On one occasion, an overzealous coast guard falsified his log to show the rumrunners were within territorial waters. This was a serious offense, the log being a legal document. The chief warrant officer concerned was found guilty and reduced in rank.

There was no effort to falsify the position in another case, off the West coast. The Coast Guard found a known black ship, the Federalship, far outside the limits and trailed her from Oregon to California, hoping to catch her actually breaking the law. She flew the flag of Panama. The decision was taken by the San Francisco headquarters to seize the ship. Two USCG cutters came up to her and ordered her to stop and let them come aboard. The captain refused, saying that for all he knew they were "a lot of bloody pirates." After being fired on--and hit--several times, Federalship stopped. She was taken to San Francisco Bay and the cargo of liquor removed (it disappeared from storage!). A Federal Grand Jury indicted the captain and crew for conspiracy. The defence claimed the seizure was illegal, and an act of war as she was Panama registered. The US attorney said that under Panama's law Federalship had lost her registry by engaging in rumrunning and so was a renegade pirate. However, the black ship had not engaged in any illegal activity--had not, in fact, entered territorial waters--while under pursuit from the Columbia River to the point where she was seized. She was released and the USCG had to tow her all the way back to where they had captured her.

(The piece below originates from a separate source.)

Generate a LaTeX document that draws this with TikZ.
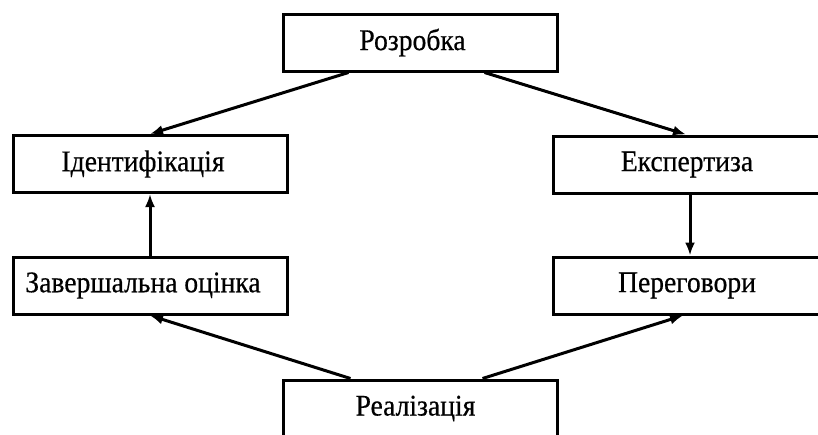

The law required the Coast Guard to seize not only any liquor they found aboard a black ship, but the ship itself and all its equipment. This led to the rumrunners turning the tables. They'd go to a friendly local jurisdiction and accuse the individual Coastguardsmen of stealing their tackle--charts, sextant, timepiece and so on. The US attorney would request a transfer to Federal court, where the rumrunners didn't pursue the case, but in the meantime the newspapers made hay with the charges of theft and the Coast Guard became ever less popular.

The rumrunners used to communicate from shore to ship by illegal radio transmissions in code. One radioman who was arrested was fined $10 for violation of a fire ordinance, the only charge that a hostile jury would make stick. The Prohibition authorities managed to crack the code of one prolific transmitter. They found themselves in a quandary: if they prosecuted, the rumrunners would know the code had been cracked. Not only would no further information about ship movements be overheard, but to persuade a jury of conspiracy to break the law the Coast Guard would have to reveal its methods. They decided not to prosecute.

In one prosecution, when a motorboat had been seized loaded with liquor, the Coast Guard witness was asked what he had found aboard. "One hundred cases," he said. The judge responded, "There's no law against carrying cases," and he dismissed the case.


One final episode among many: Off Key West in Florida, a black ship was halted by gunfire. The boarders were told they had killed the skipper, who had fallen overboard. The Key West population was almost wholly anti-Prohibition and there was talk of lynching the coastguardsman responsible. He was charged with first degree murder by the father of the captain. At the hearing before a justice of the peace, the charge was reduced to manslaughter because the body of the victim could not be found. The coastguardsman was released on bail. Subsequent investigation revealed that the skipper had disappeared before in similar circumstances and had reappeared in Cuba. This time, apparently, he had swum to shore and made his way to his girlfriend's house in Tampa. When the case went to the Grand Jury, some months later, it was dismissed because no prosecution witnesses turned up!